I've been thinking about this lately—most people assume you need serious money to build real wealth, but the math tells a different story. It's wild how many folks sleep on the power of compound interest when it comes to retirement.



Here's what got me: if you can consistently put money away early, you end up way ahead of someone who starts late with way more cash. Social Security only covers about 40% of what you made before, so you really need to build your own cushion. The good news? You don't need to go all-in at once.

I looked at some numbers based on S&P 500 returns—historically averaging 10.64% annually over the past century. Say you're 40 right now and drop $1 daily into a retirement account. By 67, you'd have put in roughly $9,862, but it'd actually grow to around $57,000. That's the compound interest doing the heavy lifting.

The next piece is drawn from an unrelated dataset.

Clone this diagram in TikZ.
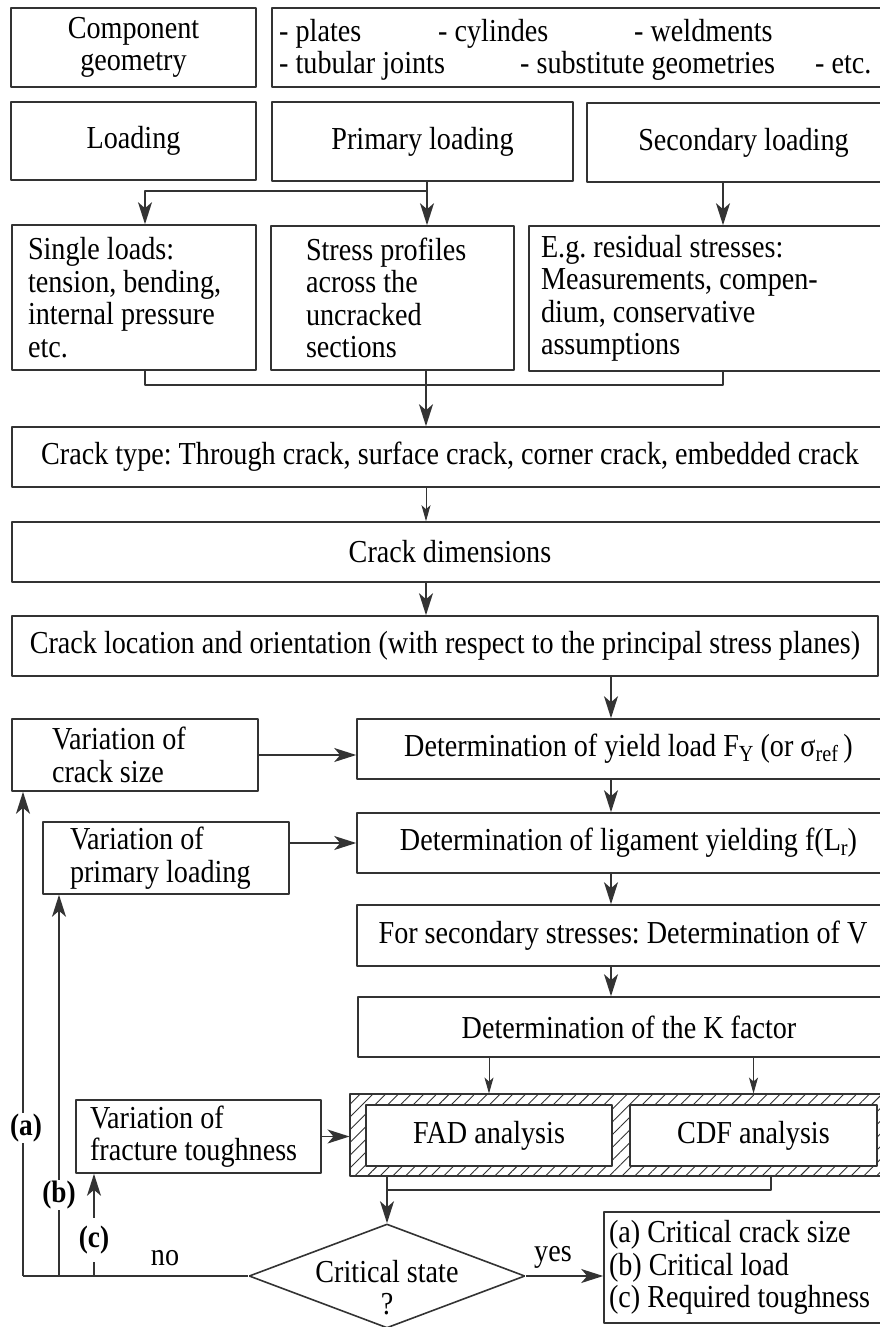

Now push that to $5 a day—basically $150 monthly. Starting at 40, you'd hit about $287,000 by retirement. If you started at 30 with $5 daily, you're looking at nearly $864,000. And if you managed $10 a day from age 30? That's $1.7 million sitting there when you retire.

The crazy part is starting young. Someone who invests just $10 daily from age 20 could have $5 million by 67. Compare that to starting at 40 with $10 daily—you'd have around $573,000. The 20-year difference in time is massive.

Even something simple like committing to 10 dollars a week for a year adds up when you keep it going. Most people think they can't afford to invest, but $1 or $5 daily is genuinely doable if you treat it like a non-negotiable habit. Tax-advantaged accounts like 401(k)s and IRAs make it even better since you get tax benefits that amplify your returns.

The real lesson? It's not about the amount—it's about starting early and staying consistent. Compound interest is basically free money if you give it enough time to work.